There are two types of faster than light motion encountered in modern theory:
1.) True tachyon like motion that is backwards in time.
2.) Faster than light effects out of GR like wormholes, warp drives, etc. Their motion while providing a shortcut that allows faster travel are not really backwards in time. The arrow of time still is forward for these types of paths. From the perspective of a normal C frame they do tend to beat a photon. But they do so by the means of a shorter path.
He can correct me here. However, I assume he was refering to the first.
An interesting aspect in all this is found in something Hawking mentions in his books, "The Universe in a Nutshell". In that book Hawking mentions all those quantum wavefunction predictions and how ever set of them does contain FTL states. The normal assumption is these states are simply an artifact of the math involved. However, some of the more recent quantum based theory tends to assume these states possible exist in higher dimensions. Rather making the leap that perhaps the math has been telling us something all along. The problem here is that tachyon fields from what we can tell in our spacetime would tend to hyper inflate. Another words they would be unstable. So if any of these odd type of states are real one could also assume they must be simular to the second class mentioned above.

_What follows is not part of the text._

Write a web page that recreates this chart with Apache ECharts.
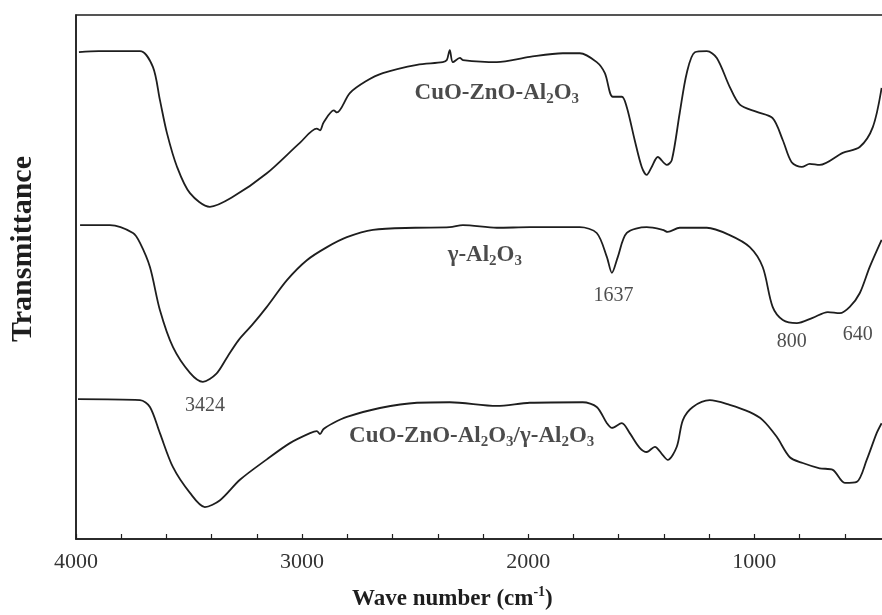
<!DOCTYPE html>
<html><head><meta charset="utf-8">
<script src="https://cdn.jsdelivr.net/npm/echarts@6/dist/echarts.min.js"></script>
<style>html,body{margin:0;padding:0;background:#fff}#c{width:882px;height:615px}</style>
</head><body><div id="c"></div>
<script>
// wavenumber (cm^-1) tick labels
const xTickLabels = [4000, 3000, 2000, 1000];

// Transmittance (a.u., offset spectra): [wavenumber, value]
const cuoZnoAl2o3 = [[3987,92.9],[3900,93.1],[3717,93.1],[3660,90.1],[3629,83.8],[3598,77.5],[3553,71.0],[3496,66.0],[3408,63.4],[3306,65.3],[3156,69.8],[3010,75.6],[2935,78.3],[2921,78.0],[2905,79.5],[2860,81.8],[2846,81.4],[2789,85.1],[2720,87.3],[2643,88.9],[2492,90.5],[2378,91.0],[2360,91.4],[2347,93.3],[2333,91.0],[2302,91.8],[2289,91.4],[2139,91.0],[1993,92.0],[1847,92.7],[1772,92.7],[1697,91.0],[1661,88.9],[1626,84.4],[1586,84.4],[1564,82.4],[1529,76.1],[1498,71.0],[1476,69.5],[1454,71.0],[1427,72.9],[1387,71.4],[1365,72.3],[1330,81.3],[1299,88.9],[1263,92.9],[1210,93.1],[1166,91.8],[1109,86.3],[1064,82.9],[989,81.5],[919,80.3],[874,76.1],[835,71.9],[790,71.0],[755,71.6],[711,71.4],[609,73.7],[534,74.8],[476,78.6],[437,86.1]];
const gammaAl2o3 = [[3982,59.9],[3850,59.9],[3748,58.4],[3717,56.5],[3673,51.9],[3629,43.7],[3571,36.6],[3496,31.7],[3439,30.0],[3380,31.5],[3330,34.8],[3280,38.0],[3220,40.9],[3156,44.3],[3067,49.4],[2979,53.2],[2890,55.7],[2802,57.6],[2687,59.0],[2500,59.4],[2347,59.5],[2289,59.9],[2139,59.4],[1993,59.5],[1772,59.5],[1697,58.4],[1652,53.8],[1630,50.8],[1604,53.8],[1564,58.4],[1476,59.5],[1405,59.0],[1383,58.6],[1330,59.4],[1210,59.4],[1109,58.0],[1020,55.7],[963,51.9],[919,44.3],[874,41.8],[812,41.2],[742,42.2],[675,43.3],[622,43.1],[578,44.3],[534,46.9],[490,51.9],[437,57.1]];
const compositeCat = [[3991,26.7],[3717,26.5],[3673,25.2],[3629,20.2],[3571,13.7],[3496,8.8],[3430,6.1],[3363,7.4],[3275,11.3],[3156,15.2],[3054,18.3],[2965,20.2],[2935,20.6],[2921,20.0],[2905,21.0],[2864,22.1],[2802,23.3],[2656,25.0],[2492,26.0],[2347,26.1],[2139,25.4],[1993,26.0],[1759,26.1],[1697,25.2],[1652,22.1],[1630,21.2],[1586,22.1],[1551,20.2],[1507,17.4],[1476,16.6],[1440,17.6],[1405,16.0],[1383,15.1],[1343,17.6],[1316,22.7],[1272,25.2],[1197,26.5],[1109,25.6],[1020,24.2],[963,22.7],[901,19.5],[843,15.6],[786,14.5],[711,13.5],[653,13.2],[600,10.7],[547,10.9],[503,15.1],[459,20.2],[437,22.1]];

// curve names (rich text) and where they sit: [text, wavenumber, value]
const sampleLabels = [
  ['{b|CuO-ZnO-Al}{s|2}{b|O}{s|3}', 2139, 85.1],
  ['{b|γ-Al}{s|2}{b|O}{s|3}', 2192, 54.2],
  ['{b|CuO-ZnO-Al}{s|2}{b|O}{s|3}{b|/γ-Al}{s|2}{b|O}{s|3}', 2250, 19.7]
];
// band positions
const peakLabels = [['3424', 3430, 25.4], ['1637', 1623, 46.4], ['800', 835, 37.6], ['640', 543, 38.9]];

const SERIF = '"Liberation Serif","Times New Roman",serif';
const INK = '#1e1e1e';
const rich = {
  b: {fontFamily: SERIF, fontWeight: 'bold', fontSize: 23, color: INK, lineHeight: 28},
  s: {fontFamily: SERIF, fontWeight: 'bold', fontSize: 15, color: INK, lineHeight: 13, verticalAlign: 'bottom'}
};

const chart = echarts.init(document.getElementById('c'), null, {renderer: 'canvas'});
const lineStyle = {color: INK, width: 1.8};
function spec(name, data) {
  return {name, type: 'line', data, showSymbol: false, symbol: 'none', lineStyle, smooth: 0.3, z: 3, animation: false};
}
chart.setOption({
  backgroundColor: '#fff',
  animation: false,
  grid: {left: 76, top: 15, bottom: 76, width: 814, outerBoundsMode: 'none', containLabel: false,
    show: true, borderColor: INK, borderWidth: 1.5},
  xAxis: {
    type: 'value', inverse: true, min: 400, max: 4000, interval: 200,
    axisLine: {show: true, lineStyle: {color: INK, width: 1.5}},
    axisTick: {show: true, inside: true, length: 5, lineStyle: {color: INK, width: 1.2}},
    axisLabel: {interval: 0, margin: 12, fontFamily: SERIF, fontSize: 22, color: '#333', hideOverlap: false,
      formatter: v => xTickLabels.includes(v) ? String(v) : ''},
    splitLine: {show: false}
  },
  yAxis: {
    type: 'value', min: 0, max: 100,
    axisLine: {show: true, lineStyle: {color: INK, width: 1.5}},
    axisTick: {show: false}, axisLabel: {show: false}, splitLine: {show: false}
  },
  graphic: [
    {type: 'text', left: 8, top: 156, rotation: Math.PI / 2, originX: 0, originY: 0,
      style: {text: 'Transmittance', fontFamily: SERIF, fontWeight: 'bold', fontSize: 30, fill: INK}},
    {type: 'text', left: 352, top: 585,
      style: {text: '{t|Wave number (cm}{u|-1}{t|)}', rich: {
        t: {fontFamily: SERIF, fontWeight: 'bold', fontSize: 23, fill: INK, color: INK, lineHeight: 28},
        u: {fontFamily: SERIF, fontWeight: 'bold', fontSize: 14, fill: INK, color: INK, lineHeight: 14, verticalAlign: 'top'}
      }}}
  ],
  series: [
    spec('CuO-ZnO-Al2O3', cuoZnoAl2o3),
    spec('γ-Al2O3', gammaAl2o3),
    spec('CuO-ZnO-Al2O3/γ-Al2O3', compositeCat),
    {
      name: 'labels', type: 'scatter', symbolSize: 0, z: 5, silent: true,
      data: sampleLabels.map(([t, x, y]) => ({value: [x, y],
        label: {show: true, position: 'inside', formatter: t, rich}}))
        .concat(peakLabels.map(([t, x, y]) => ({value: [x, y],
        label: {show: true, position: 'inside', formatter: t, fontFamily: SERIF, fontSize: 20, color: '#222'}})))
    }
  ]
});
</script></body></html>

The real problem is none of these possible states have any direct way offered to measure them. A few of us who have looked at solutions like those Alcubierre once proposed have noted something of a signature such a field would have. That signature turns out to be simular to that of Hawking radiation in the form of very high blue shifted particles. A simular signature has always been known from theory for real tachyon particles if they could exist in our spacetime.